▶ [TASK] Only the lines from the one containing "Emit a Python" through the one containing "80, 90, 100]" are wanted. Give them again exactly, both ends included.

▶ [INPUT MATERIAL]
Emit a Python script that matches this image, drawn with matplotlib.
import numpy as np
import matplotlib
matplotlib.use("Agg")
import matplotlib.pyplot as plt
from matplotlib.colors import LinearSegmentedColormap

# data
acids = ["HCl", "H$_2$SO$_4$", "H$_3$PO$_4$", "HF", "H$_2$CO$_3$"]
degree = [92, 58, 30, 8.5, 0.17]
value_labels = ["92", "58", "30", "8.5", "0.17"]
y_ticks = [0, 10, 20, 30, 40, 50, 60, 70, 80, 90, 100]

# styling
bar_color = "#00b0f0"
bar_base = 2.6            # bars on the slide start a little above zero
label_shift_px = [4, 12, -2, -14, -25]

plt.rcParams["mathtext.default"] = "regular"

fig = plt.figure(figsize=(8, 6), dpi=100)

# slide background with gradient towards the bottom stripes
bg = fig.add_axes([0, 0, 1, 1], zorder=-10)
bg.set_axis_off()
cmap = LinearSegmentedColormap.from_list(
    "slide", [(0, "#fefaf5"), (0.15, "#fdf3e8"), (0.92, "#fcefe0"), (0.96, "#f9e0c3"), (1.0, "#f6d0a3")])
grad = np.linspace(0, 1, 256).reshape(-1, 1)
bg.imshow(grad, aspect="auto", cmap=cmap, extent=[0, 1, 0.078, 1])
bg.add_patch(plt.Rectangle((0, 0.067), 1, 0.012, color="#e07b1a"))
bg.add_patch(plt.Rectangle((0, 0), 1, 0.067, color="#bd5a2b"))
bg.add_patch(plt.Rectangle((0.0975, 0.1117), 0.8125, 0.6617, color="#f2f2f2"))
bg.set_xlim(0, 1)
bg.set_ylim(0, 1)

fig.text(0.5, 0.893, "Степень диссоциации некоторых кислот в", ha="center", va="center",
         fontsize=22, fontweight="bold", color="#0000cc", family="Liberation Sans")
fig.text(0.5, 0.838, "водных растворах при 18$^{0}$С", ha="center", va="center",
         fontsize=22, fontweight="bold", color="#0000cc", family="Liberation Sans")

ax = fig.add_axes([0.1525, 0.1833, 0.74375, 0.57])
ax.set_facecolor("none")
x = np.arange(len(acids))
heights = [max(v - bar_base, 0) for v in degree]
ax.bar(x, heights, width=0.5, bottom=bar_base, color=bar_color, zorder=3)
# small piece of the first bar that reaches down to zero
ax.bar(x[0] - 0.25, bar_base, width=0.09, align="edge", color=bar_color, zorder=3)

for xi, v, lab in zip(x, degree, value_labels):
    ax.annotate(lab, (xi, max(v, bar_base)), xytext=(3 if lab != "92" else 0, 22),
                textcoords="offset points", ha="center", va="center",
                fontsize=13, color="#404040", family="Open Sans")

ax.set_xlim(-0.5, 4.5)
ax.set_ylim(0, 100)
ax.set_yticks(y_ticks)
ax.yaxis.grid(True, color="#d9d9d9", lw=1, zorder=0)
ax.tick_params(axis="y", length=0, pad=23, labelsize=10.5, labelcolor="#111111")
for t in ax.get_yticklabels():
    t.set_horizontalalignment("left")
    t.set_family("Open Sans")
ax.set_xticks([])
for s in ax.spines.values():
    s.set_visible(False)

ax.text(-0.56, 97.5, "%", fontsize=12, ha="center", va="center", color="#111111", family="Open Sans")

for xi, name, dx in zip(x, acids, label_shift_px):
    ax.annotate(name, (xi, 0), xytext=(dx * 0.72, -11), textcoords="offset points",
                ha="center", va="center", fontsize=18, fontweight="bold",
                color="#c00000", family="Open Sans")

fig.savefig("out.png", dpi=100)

--

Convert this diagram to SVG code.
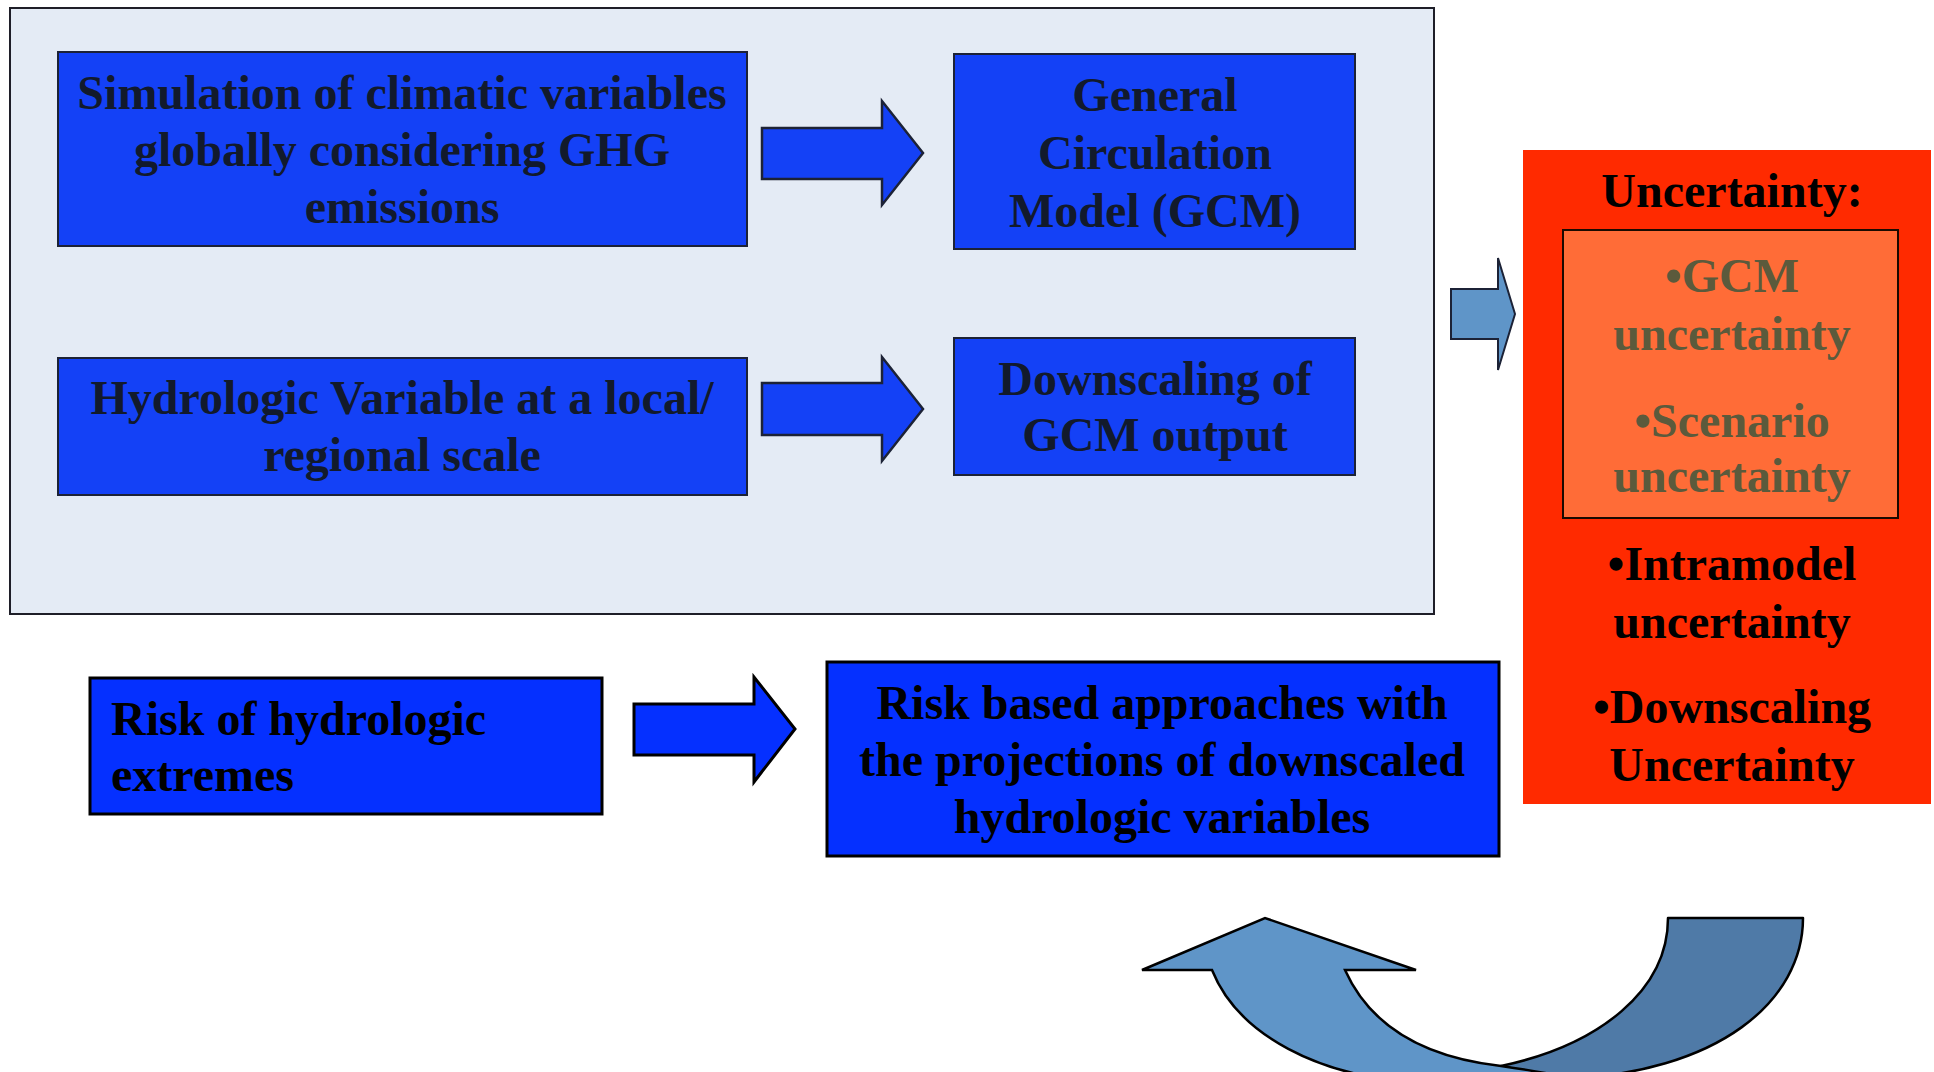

▶ [EXERCISE ANSWER]
Emit a Python script that matches this image, drawn with matplotlib.
import numpy as np
import matplotlib
matplotlib.use("Agg")
import matplotlib.pyplot as plt
from matplotlib.colors import LinearSegmentedColormap

# data
acids = ["HCl", "H$_2$SO$_4$", "H$_3$PO$_4$", "HF", "H$_2$CO$_3$"]
degree = [92, 58, 30, 8.5, 0.17]
value_labels = ["92", "58", "30", "8.5", "0.17"]
y_ticks = [0, 10, 20, 30, 40, 50, 60, 70, 80, 90, 100]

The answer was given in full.